Direito à educação para o adulto trabalhador

Na conferência que tratou especificamente dos direitos humanos e cidadania, a professora Silvia Manfredi, da Unicamp, abordou a educação de jovens e adultos, especialmente na sua relação com a educação profissional, como uma dimensão do direito dos trabalhadores. Discutindo a partir de números oficiais que indicam um aumento de 140% no total de vagas desse segmento nos últimos dez anos, ela reconheceu que o Brasil teve um avanço no acesso à educação profissional nesse período. Mas alertou: “Estou preocupada com os programa de Educação Profissional e Tecnológica para os sujeitos que vivem do trabalho”. E mostrou que, nesse quesito, o cenário não parecia tão positivo.

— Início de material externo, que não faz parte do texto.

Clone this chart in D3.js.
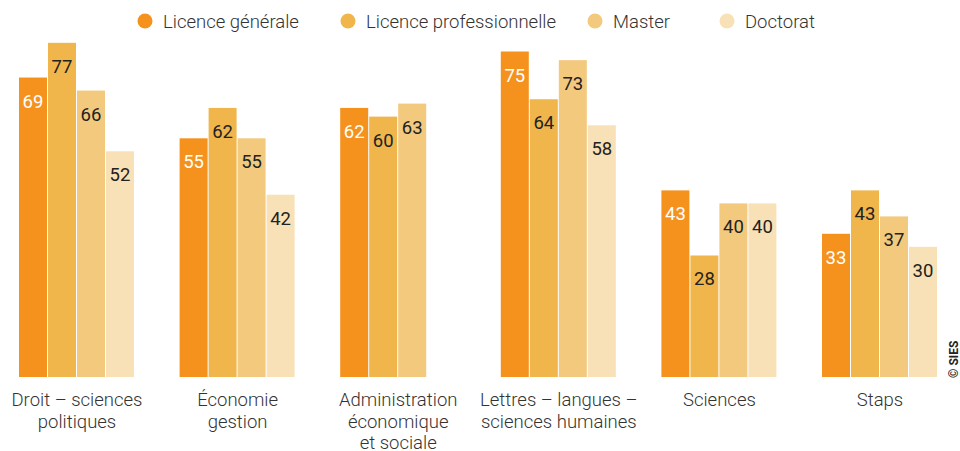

Segundo ela, somados, o Programa Nacional de Integração da Educação Profissional à Educação de Jovens e Adultos (Proeja) e o Projovem Trabalhador, que atende o jovem que não está na escola e não concluiu a educação básica, formaram pouco mais de 484 mil pessoas, enquanto a “clientela potencial” é de 45 milhões. Segundo ela, portanto, estamos aumentando as possibilidade de acesso principalmente aos jovens de classe média, mas mantendo a “dívida histórica” com a classe trabalhadora e seus filhos.

Tendo sempre como pano de fundo não só o referencial como também o “sonho” de Paulo Freire, de que se construísse no Brasil um “sistema de EJA”, ela elogiou vários dos programas de formação de jovens e adultos trabalhadores criados nos últimos anos, mas os classificou também como um conjunto de “ações pulverizadas” que não dialogam entre si e, muitas vezes, disputa, o mesmo público. “Acho que perdemos a perspectiva do sistema”, lamentou.

Silvia Manfredi, no entanto, dedicou boa parte da sua fala a apresentar a história da educação de jovens e adultos desde o Programa Nacional de Alfabetização (PNA), inspirado em Paulo Freire, até os anos 2000, para mostra que houve, antes, um conjunto de opções que fizeram chegar até aqui. Ela lembrou, por exemplo, como, a partir da ditadura militar, houve uma intencional separação entre educação formal e não-formal, o que, segundo ela, fez com que todo o trabalho de mobilização que o PNA tinha desenvolvido fosse canalizado para o espaço da escola. “Na ditadura, o controle sobre a escola foi imenso”, explicou. E concluiu: “Isso tudo foi o pano de fundo da dificuldades de 2002 para cá”.